If the facts stated in this article are accurate, it is difficult to see how the NPCSC could be involved in any way.  The sole matter before the court was Mr Owen’s ad hoc admission. The sole legal issue arising therefrom was Poon CJHC’s exercise of judicial discretion under s.27(4) of the Legal Practitioners Ordinance. He did so under clear common law principles, as Basic Law 8 so required.
      He was simply dealing with a matter of case management for the better conduct of the criminal trial. This could be of no possible concern to the NPCSC. What is more, it is now a fait accompli. Mr Owen has as full a right of audience at that trial as any other barrister. But the government seems to still insist that Mr Owen’s ad hoc admission is unlawful, seeking a radical change in the legal landscape.
       The matter having been escalated to such levels, it is difficult to see a happy outcome. If Mr Owen’s ad hoc admission to the Hong Kong Bar could become the subject of Beijing’s exercise of sovereign power, overturning Poon CJHC’s lawful discharge of judicial functions, the judiciary’s independence would have been torn to shreds, Hong Kong’s high degree of autonomy destroyed, with incalculable consequences to follow.
     Would the government thwart Mr Owen KC’s appearance in court by other means when the criminal trial at last begins perhaps next year? Say, to deny him an entry permit? That is now, alas, an open question.

Where does this lead?
In the life of nations, and of communities, a small mistake, an act of neglect, rashness, or unmindfulness could lead to disastrous consequences.

Public perception
The Court of Appeal, wisely and presciently, highlighted the importance of flexibility and common sense in the approach to this matter, saying that public perception of fairness in the trial is “of vital importance”, both locally and overseas.
     Here, the Secretary wore 'two hats'. He was both the prosecuting authority and 'the protector of public interest'. What role did he play when he first opposed Mr Owen KC’s ad hoc admission?
      Once Chief Judge Poon had ruled on the matter, why did the Secretary appeal that decision, repeating the same arguments in the Court of Appeal? When his primary responsibility was to ensure a fair trial as soon as possible, why did he persist in his attempt to exclude Mr Owen KC from acting for the defence? His then counsel Mr Benjamin Yu SC acknowledged that it was a pure matter of appeal against the exercise of judicial discretion and that the established principles applied to such an appeal. How could the Secretary have imagined that such an appeal had any chance of success?
      Was the Secretary not aware of the fact that the more he pursued that goal the stronger the perception that he was seeking an unfair advantage over the defence?
      The fact that the trial has been adjourned raises other troubling questions: what representations did the Secretary make to the trial court to cause it to postpone the trial?
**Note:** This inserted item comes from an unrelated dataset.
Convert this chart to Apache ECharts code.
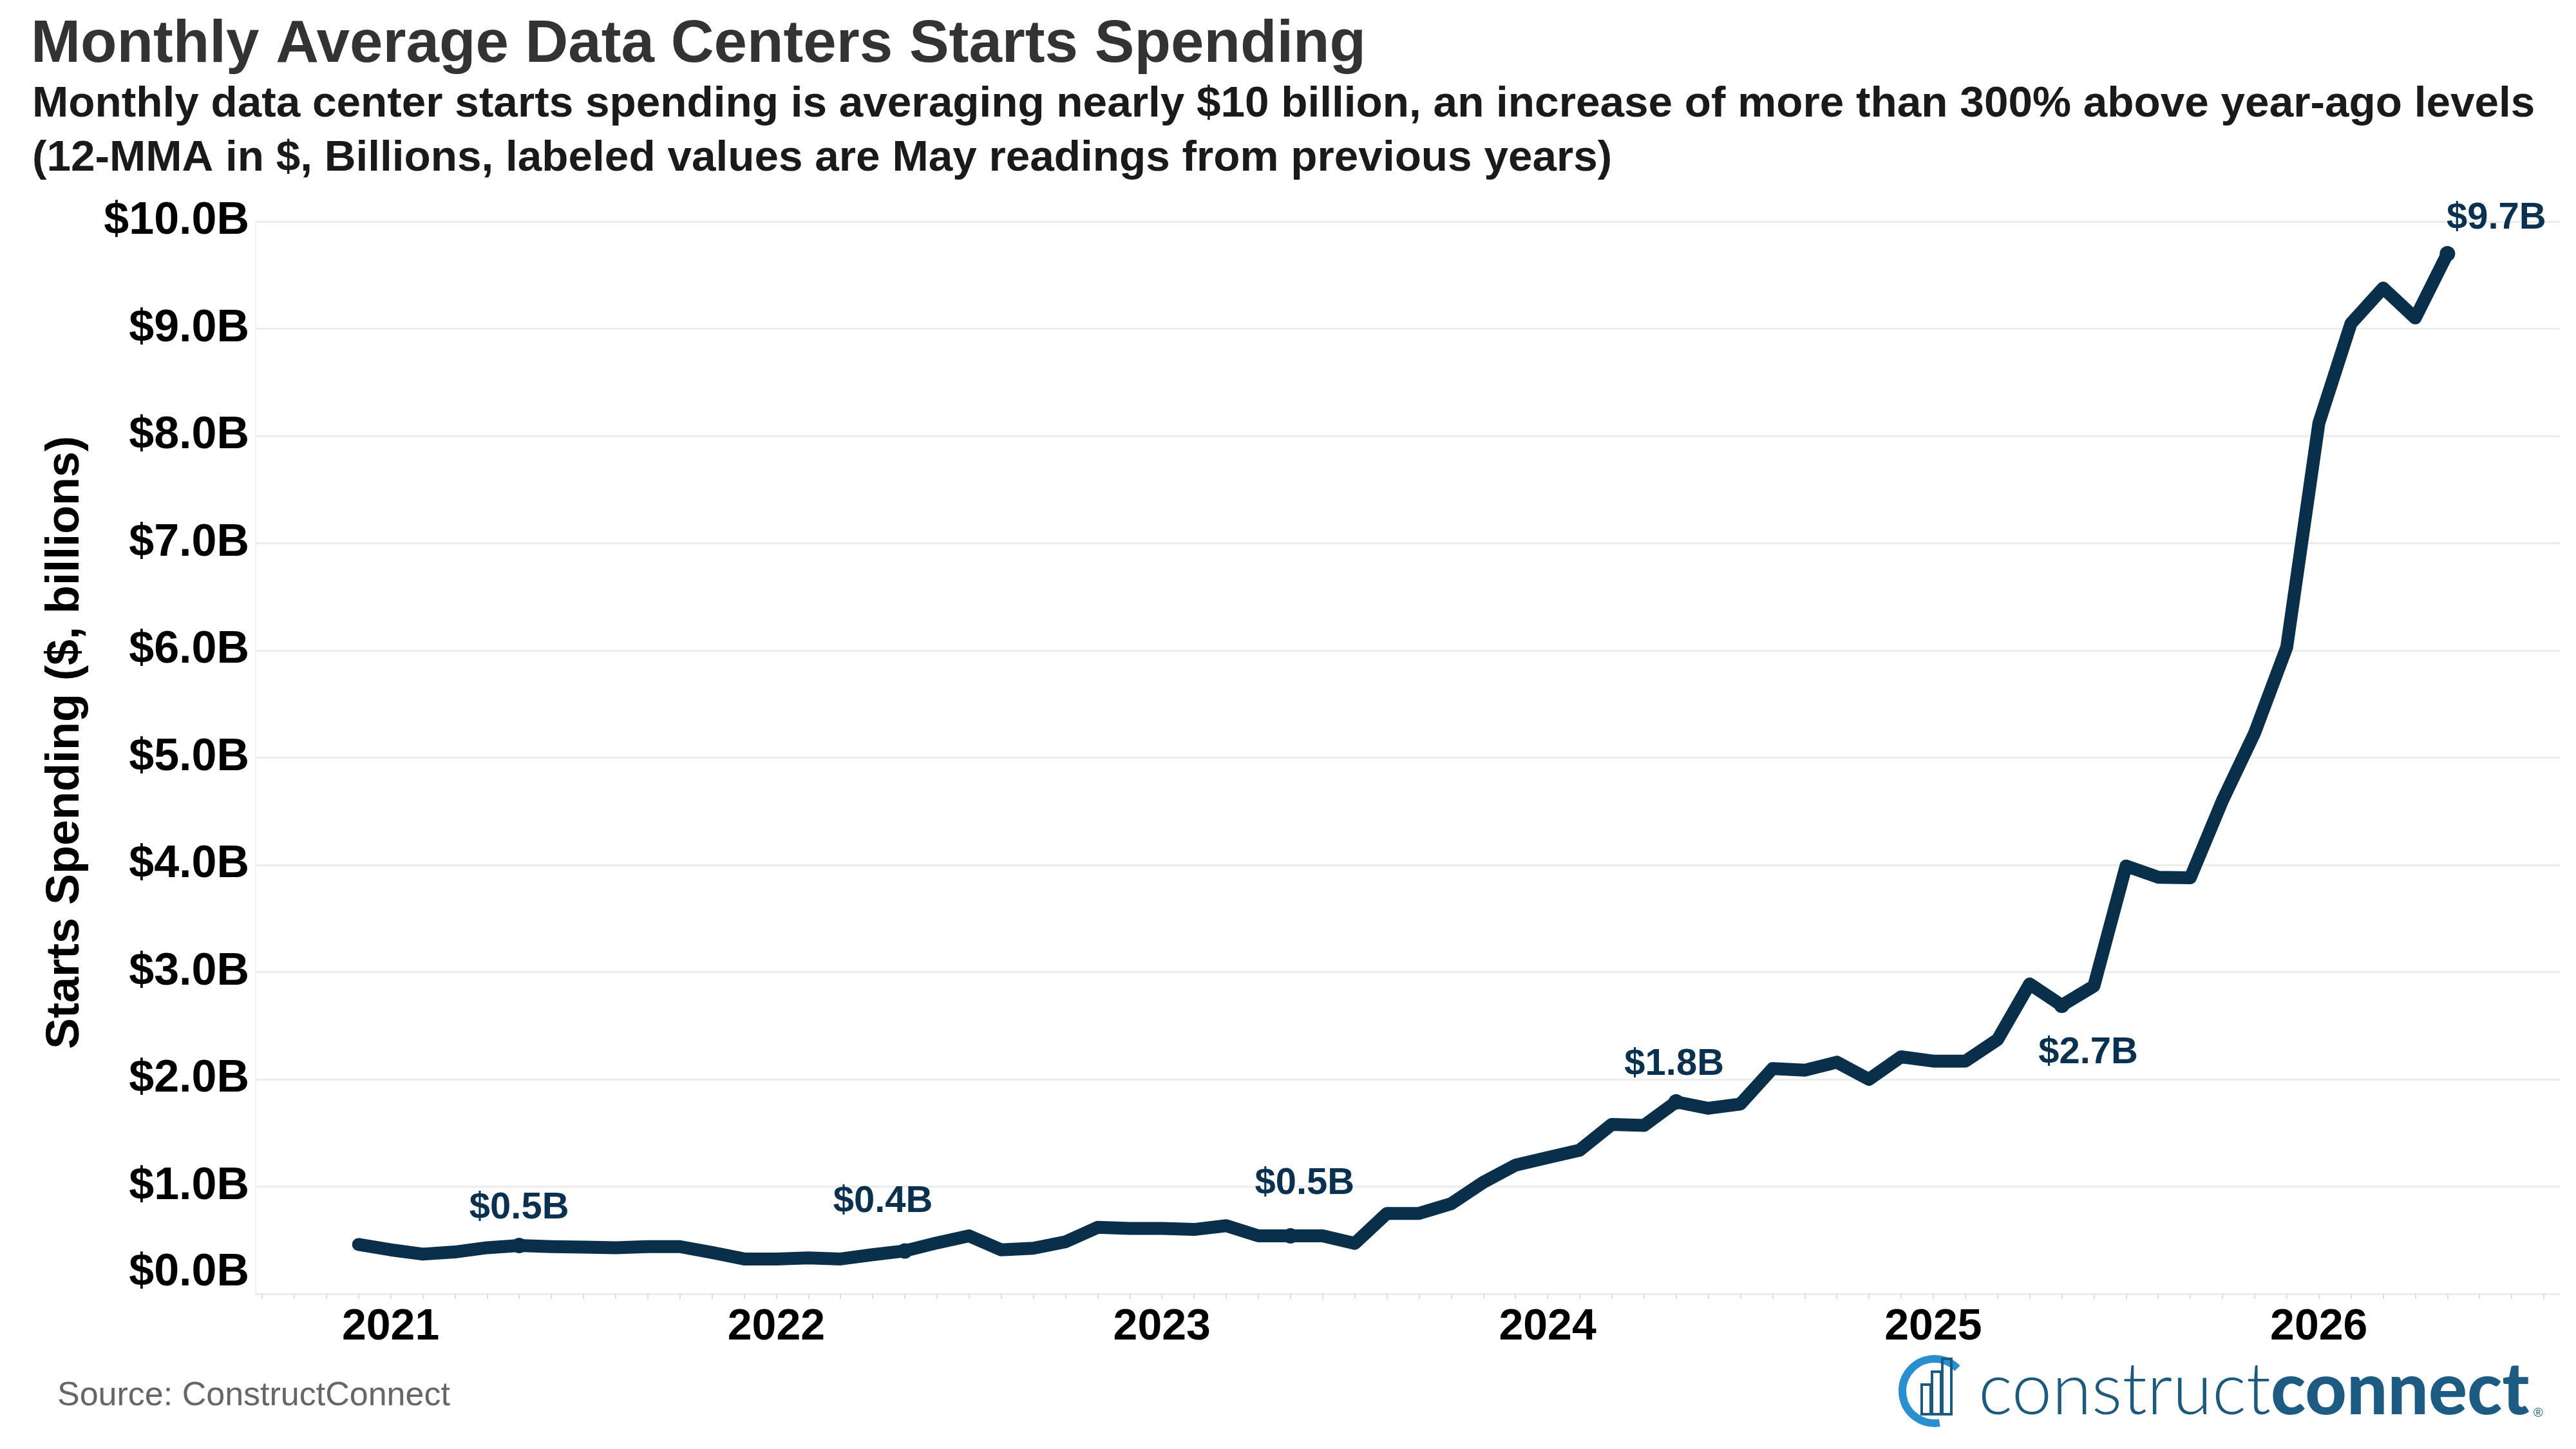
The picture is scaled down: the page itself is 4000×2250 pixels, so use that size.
<!DOCTYPE html>
<html>
<head>
<meta charset="utf-8">
<title>Monthly Average Data Centers Starts Spending</title>
<script src="https://cdn.jsdelivr.net/npm/echarts@6/dist/echarts.min.js"></script>
<style>
  html, body { margin: 0; padding: 0; background: #fff; }
  #chart { width: 4000px; height: 2250px; }
</style>
</head>
<body>
<div id="chart"></div>
<script>
// 12-month moving average of data center starts, $ billions
const months = [
  '2020-12',
  '2021-01', '2021-02', '2021-03', '2021-04', '2021-05', '2021-06', '2021-07', '2021-08', '2021-09', '2021-10', '2021-11', '2021-12',
  '2022-01', '2022-02', '2022-03', '2022-04', '2022-05', '2022-06', '2022-07', '2022-08', '2022-09', '2022-10', '2022-11', '2022-12',
  '2023-01', '2023-02', '2023-03', '2023-04', '2023-05', '2023-06', '2023-07', '2023-08', '2023-09', '2023-10', '2023-11', '2023-12',
  '2024-01', '2024-02', '2024-03', '2024-04', '2024-05', '2024-06', '2024-07', '2024-08', '2024-09', '2024-10', '2024-11', '2024-12',
  '2025-01', '2025-02', '2025-03', '2025-04', '2025-05', '2025-06', '2025-07', '2025-08', '2025-09', '2025-10', '2025-11', '2025-12',
  '2026-01', '2026-02', '2026-03', '2026-04', '2026-05'
]
const spending = [
  0.46,
  0.41, 0.37, 0.39, 0.43, 0.45, 0.44, 0.435, 0.43, 0.44, 0.44, 0.385, 0.325,
  0.325, 0.335, 0.325, 0.365, 0.40, 0.475, 0.54, 0.41, 0.425, 0.485, 0.62, 0.61,
  0.61, 0.60, 0.635, 0.54, 0.54, 0.54, 0.47, 0.75, 0.75, 0.84, 1.04, 1.20,
  1.27, 1.34, 1.58, 1.57, 1.79, 1.73, 1.77, 2.10, 2.085, 2.16, 2.00, 2.21,
  2.17, 2.17, 2.37, 2.89, 2.69, 2.87, 3.99, 3.885, 3.88, 4.60, 5.23, 6.03,
  8.12, 9.05, 9.38, 9.10, 9.70
]
const yearLabels = ['2021', '2022', '2023', '2024', '2025', '2026']
const yTicks = [0, 1, 2, 3, 4, 5, 6, 7, 8, 9, 10]
const calloutMonths = ['2021-05', '2022-05', '2023-05', '2024-05', '2025-05', '2026-05']
const calloutLabels = ['$0.5B', '$0.4B', '$0.5B', '$1.8B', '$2.7B', '$9.7B']

// label nudges (px) relative to each callout point
const calloutOffsets = [[0, -58], [-34, -76], [22, -81], [-3, -58], [41, 74], [76, -55]]

const NAVY = '#0a2f4a'
const FONT = '"Liberation Sans", Arial, sans-serif'

// month index counted from Jan 2021
const monthIndex = (ym) => {
  const [y, m] = ym.split('-').map(Number)
  return (y - 2021) * 12 + (m - 1)
}

const lineData = months.map((m, i) => [monthIndex(m), spending[i]])
const calloutData = calloutMonths.map((m, i) => ({
  value: [monthIndex(m), spending[months.indexOf(m)]],
  label: { formatter: calloutLabels[i], offset: calloutOffsets[i] }
}))
// year labels sit just under the x baseline (value 0) at each January
const yearData = yearLabels.map((y) => ({
  value: [monthIndex(y + '-01'), yTicks[0]],
  label: { formatter: y, offset: [0, 52] }
}))
const monthTicks = []
for (let v = -4; v <= 67; v++) monthTicks.push(v)

const chart = echarts.init(document.getElementById('chart'), null, { renderer: 'canvas' })

chart.setOption({
  backgroundColor: '#ffffff',
  animation: false,
  textStyle: { fontFamily: FONT },
  title: [
    {
      text: 'Monthly Average Data Centers Starts Spending',
      left: 48, top: 24, padding: 0,
      textStyle: { fontSize: 92.5, fontWeight: 'bold', color: '#333333', fontFamily: FONT }
    },
    {
      text: 'Monthly data center starts spending is averaging nearly $10 billion, an increase of more than 300% above year-ago levels\n(12-MMA in $, Billions, labeled values are May readings from previous years)',
      left: 50, top: 120, padding: 0,
      textStyle: { fontSize: 67.5, fontWeight: 'bold', color: '#1a1a1a', lineHeight: 84, fontFamily: FONT }
    }
  ],
  grid: { left: 397, right: 25, top: 344, bottom: 241, outerBoundsMode: 'none' },
  xAxis: {
    type: 'value',
    min: -4.2,
    max: 67.5,
    axisLine: { show: false },
    splitLine: { show: false },
    axisLabel: { show: false },
    axisTick: { show: true, customValues: monthTicks, length: 8, lineStyle: { color: '#dedede', width: 2 } }
  },
  yAxis: {
    type: 'value',
    min: yTicks[0],
    max: yTicks[yTicks.length - 1],
    interval: 1,
    axisLine: { show: true, onZero: false, lineStyle: { color: '#f2f2f2', width: 2 } },
    axisTick: { show: false },
    splitLine: { lineStyle: { color: '#ececec', width: 3 } },
    axisLabel: {
      fontSize: 70, fontWeight: 'bold', color: '#000', margin: 10, fontFamily: FONT,
      formatter: (v) => (v === 0 ? '{z|$0.0B}' : '$' + v.toFixed(1) + 'B'),
      rich: { z: { padding: [0, 0, 64, 0], fontSize: 70, fontWeight: 'bold', color: '#000', fontFamily: FONT } }
    }
  },
  series: [
    {
      type: 'line',
      data: lineData,
      symbol: 'none',
      color: NAVY,
      lineStyle: { width: 20, color: NAVY, cap: 'round', join: 'round' },
      z: 3
    },
    {
      type: 'scatter',
      data: calloutData,
      symbol: 'circle',
      symbolSize: 24,
      itemStyle: { color: NAVY, opacity: 1 },
      label: {
        show: true,
        position: 'inside',
        fontSize: 58, fontWeight: 'bold', color: '#0a3150', fontFamily: FONT,
        textBorderWidth: 0, textBorderColor: 'transparent'
      },
      z: 4
    },
    {
      // year tick labels
      type: 'scatter',
      data: yearData,
      symbol: 'circle',
      symbolSize: 1,
      silent: true,
      clip: false,
      itemStyle: { color: 'rgba(0,0,0,0)', opacity: 1 },
      label: {
        show: true,
        position: 'inside',
        fontSize: 68, fontWeight: 'bold', color: '#000', fontFamily: FONT,
        textBorderWidth: 0, textBorderColor: 'transparent'
      },
      z: 2
    }
  ],
  graphic: [
    {
      type: 'text',
      x: 102, y: 1153,
      rotation: Math.PI / 2,
      style: {
        text: 'Starts Spending ($, billions)',
        font: 'bold 72px ' + FONT,
        fill: '#000',
        align: 'center',
        verticalAlign: 'middle'
      }
    },
    {
      type: 'text',
      x: 89, y: 2168,
      style: {
        text: 'Source: ConstructConnect',
        font: '52px ' + FONT,
        fill: '#666666',
        align: 'left',
        verticalAlign: 'middle'
      }
    },
    // logo: swoosh + bars + wordmark
    {
      type: 'group',
      children: [
        {
          type: 'arc',
          shape: { cx: 3004, cy: 2160, r: 50, startAngle: Math.PI * 0.45, endAngle: Math.PI * 1.75 },
          style: { stroke: '#2a8fcf', lineWidth: 12, fill: null }
        },
        { type: 'rect', shape: { x: 2984, y: 2150, width: 14, height: 46 }, style: { stroke: '#1d5a7e', lineWidth: 4, fill: null } },
        { type: 'rect', shape: { x: 3000, y: 2130, width: 14, height: 66 }, style: { stroke: '#1d5a7e', lineWidth: 4, fill: null } },
        { type: 'rect', shape: { x: 3016, y: 2110, width: 14, height: 86 }, style: { stroke: '#1d5a7e', lineWidth: 4, fill: null } },
        {
          type: 'text',
          x: 3072, y: 2160,
          style: {
            text: '{a|construct}{b|connect}',
            verticalAlign: 'middle',
            rich: {
              a: { fontFamily: 'Lato, "Open Sans", sans-serif', fontWeight: 300, fontSize: 112, fill: '#1d5a7e' },
              b: { fontFamily: 'Lato, "Open Sans", sans-serif', fontWeight: 900, fontSize: 112, fill: '#1e5b82' }
            }
          }
        },
        {
          type: 'text',
          x: 3934, y: 2194,
          style: { text: '®', font: '20px ' + FONT, fill: '#1e5b82', verticalAlign: 'middle' }
        }
      ]
    }
  ]
})

window.addEventListener('resize', () => chart.resize())
</script>
</body>
</html>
Why did the court order an adjournment, and a lengthy one at that, when public interest required adherence to the trial dates which had been set long in advance?

Conclusion
If the matter causing this sequence of events is 'state secrets', the source must come in the first place from the State: that is to say, the prosecuting authorities.
      It is a fact that no state secrets are involved in this case. But take the hypothetical situation where 'state secrets' become an important ingredient in the prosecution case. The government has a choice: to use it evidentially, thereby it ceases to be secret, or not to use it. In the latter case, if it contains material relevant to the defence, it must be disclosed as “unused material” under common law rules. Counsel for the prosecution would surely then seek the judge’s ruling, in camera, whether this duty of disclosure must be discharged. The responsibility then passes to the judge. The common law is well-equipped to deal with such a situation.
       This is all predicated on the basis that counsel for the prosecution can be trusted to safeguard state secrets, come what may.  Assume that a local senior counsel leads the prosecution team. Will this call for an inquiry into his background before he can be briefed? What is his record while a student? Does he have a foreign passport, dual nationality? Does he have a second home overseas? Does he have close family ties overseas?
      Mr Owen KC was not briefed for the prosecution. He was briefed for the defence: one frame removed, as it were, from the prosecution as regards state secrets. If he cannot be trusted to act professionally, what about senior counsel in Hong Kong who have foreign passports, dual nationality, second homes, close family ties overseas? Can they be trusted?
      This involves counsel, but what about judges? Can they be trusted to be true to their oaths of office if they have foreign passports, dual nationality, second homes, close family ties overseas?

Where will such mistrust ultimately lead?
Did this lead to Mr Rimsky Yuen SC putting forward the propositions that the discretionary power in s.27(4) of the Legal Practitioners Ordinance was “incompatible with the overall objective and design of the NSL” and that “the involvement of overseas barristers in national security cases would itself pose a national security risk”?
      It is like an earthquake. Once trust in the foundations of the legal system is sorely shaken, stability cannot be easily restored. The legal landscape would have changed forever. The rule of law, as it exists today, will be gone.